A 29-year-old resident of the Adams Morgan neighborhood, Nikki Salzman is the communications manager at Washington Hebrew Congregation. A 2008 graduate of Brandeis University, where she double-majored in history and American studies with a minor in film, she received a master’s degree in 2011 in public communication from American University. She enjoys learning and going to local events for Jewish young adults. She says although Washington might have a smaller Jewish population than some other metropolitan communities, the range of programming here can’t be beat. We sat down with Salzman at Washington Hebrew’s location in Washington – the synagogue also has space in Potomac – to chat about her work and Jewish identity.
What do you do as the communications manager?
My primary role is to make sure that all of the programming that we do gets out to our congregants, gets out to the community at large. We have a lot of programs happening here, often multiple in any given week, and we have a couple of different channels that we use to get that information out.
Do you have any hand in programming?
Part of what we do is when a program ends, pause and say, ‘What worked right? What didn’t work right? What did our congregants get from it? How did this enrich the Washington Hebrew community?’ … [We] take that and say, ‘OK, is this the right direction for next time,’ or ‘How can, when we do this next time, make it better?’ Certainly, the communications team and I are involved in those conversations, even though we’re not the primary planners.
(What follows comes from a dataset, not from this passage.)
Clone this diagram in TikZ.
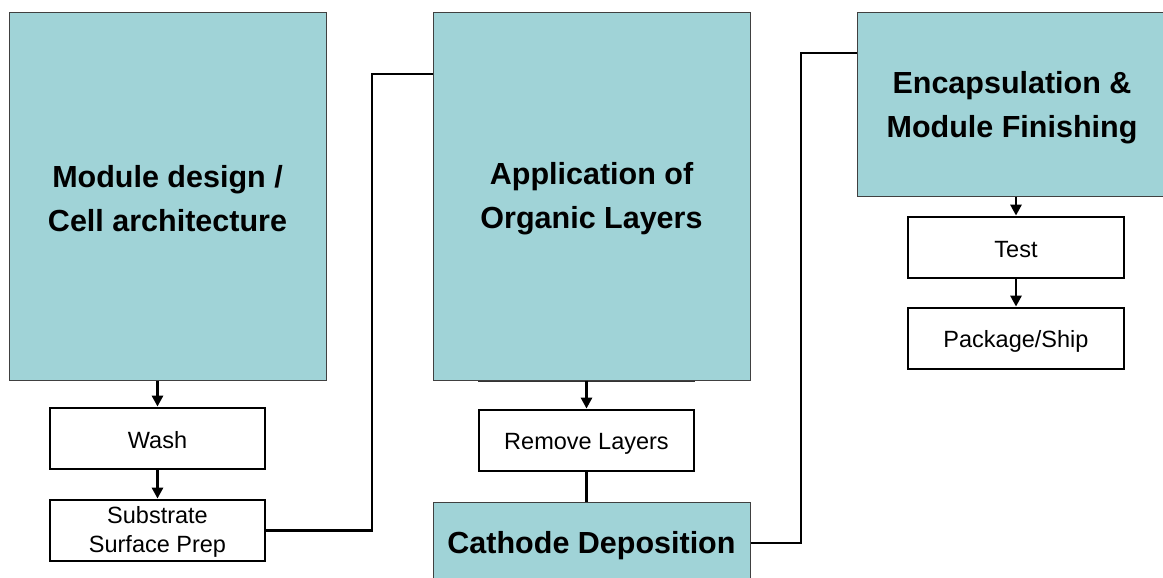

As for knowing what our community wants, some of that is looking back at what’s been successful and some of that is looking at what’s being done around the country, what’s not being done yet but should be done, and then coming together as a group to think about how can we make that appropriate for Washington Hebrew. How can we put the Washington Hebrew stamp on it?
Few of us in Washington are natives. Where are you from?
I’m originally from Gainesville, Fla., so I’m a small-town Florida girl. I’m very proud of the University of Florida, but I did not attend [college there]. I can’t even remember my first Gator game, but when you’re from a town that’s a college town, your whole life is wrapped up in things like orange and blue and going to football games. I moved here 4 ½ years ago to attend American University, and then from there ended up working for another Jewish organization, Jewish War Veterans of the United States of America, and then I came to Washington Hebrew this past July.
What role did Judaism play in your life growing up?
In Gainesville there aren’t a lot of other Jews, except for the ones who go to University of Florida, so it was an interesting community to grow up in. My parents are both from Miami, which has a very strong Jewish population, and ended up in north Florida. There weren’t really a lot of other Jewish kids, so I was an only Jew. But my parents have a very strong commitment to their Jewish identities. They’re very passionate about being Jews and they made sure to instill that pride in me and in my brothers. I didn’t do a lot, Jewishly, growing up beyond becoming a bat mitzvah. I did go to Jewish camp.
For my undergrad, I went to Brandeis. After that, Judaism has had an up and down impact on my life. While I was at Brandeis, I was not as engaged Jewishly because I felt like I didn’t have to. After carrying the weight of being Jewish and alone, beyond my family, for so long, I was like ‘Oh, well, now these other people can be Jewish for me,’ and it wasn’t until leaving Brandeis that I began to re-engage and to find a way to channel my pride in being a Jew into how to bring it into my everyday life and into my professional life.
How would you describe your relationship with Judaism now?
I would say that my relationship with Judaism, part of it is being immersed in a Jewish environment and certainly working at a synagogue for the past eight months, is just constantly deepening. Right now, I’m actually taking a class here. We’re having a 12 Jewish Questions class … that is designed to have adults re-engage with Jewish questions at a level that’s deeper than most of us got in Sunday school and Hebrew school. I’m taking that and I’m learning a lot from it. Some of these questions that I’ve had as an adult we’re exploring – and that’s certainly very helpful and also just interesting.
Do you have any hobbies?
It’s such a Jewish answer, but my favorite thing to do is eat. I made a reservation two months ago for the new José Andrés place [China Chilcano]. They’re very booked up, but I had to get in there.